Further clarification of the "coverage" issue: it refers to F.A.R. (Floor Area Ratio). A building footprint with a zero setback (lot line to lot line) would be 100% F.A.R., but so would a 2-story building that occupies 50% of the area. A 200% coverage could be a combination of covering more than 50% of the area with a mix of heights in various sections, up to several stories. The proposed regulations have some limits. More information about the proposed AHP changes, and the language of the ordinance, is here on the city website.
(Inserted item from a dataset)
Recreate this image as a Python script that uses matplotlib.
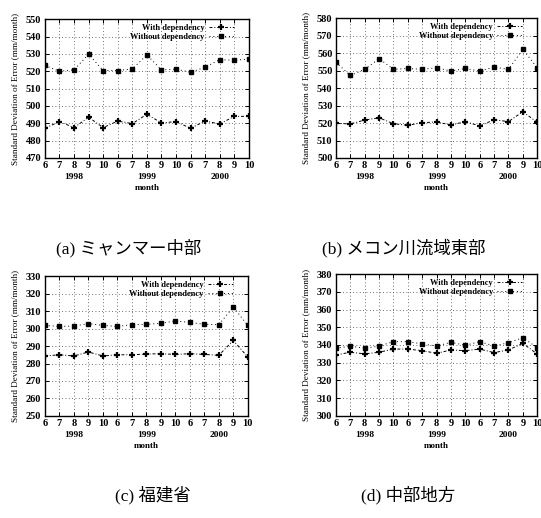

There is a public meeting on June 16 to discuss them (Cobblestone Farm) - info on the website.
Paula Gardner
Tue, Jun 15, 2010 : 8:25 a.m.
abc, That speaker is Mary Krasan, the neighborhood rep listed earlier in the story among the people who went on the walkthrough.
abc
Tue, Jun 15, 2010 : 7:49 a.m.
Might the last quote also be coming from Jeff Kahan? I didn't notice a 'Krasan' introduced; but maybe I missed it.
Brad
Tue, Jun 15, 2010 : 7:26 a.m.
It's currently in need of some graffiti removal. And there are those sidewalk sections in front that have been marked and continue to go unrepaired. No way you'd get away with that in front of your house. What an eyesore!
Paula Gardner
Tue, Jun 15, 2010 : 6:39 a.m.
The percentage is from the zoning regulations - planners and developers use it as a measure for how much building height would be allowed in certain districts and they call it a floor area ratio. A 100 percent floor area ratio probably won't mean lot-line to lot-line either (tho it seems like it could be possible in campus-area business zoning). An area like Georgetown will require setbacks (30 feet on the residential sides) and parking, so that percentage is more about how much is allowed on the buildable area after those considerations.
The Picker
Tue, Jun 15, 2010 : 6 a.m.
200% coverage of its land area? How is this possible? Even if it covered the entire site that would be 100% coverage. A second story would still be 100% coverage. Please clarify!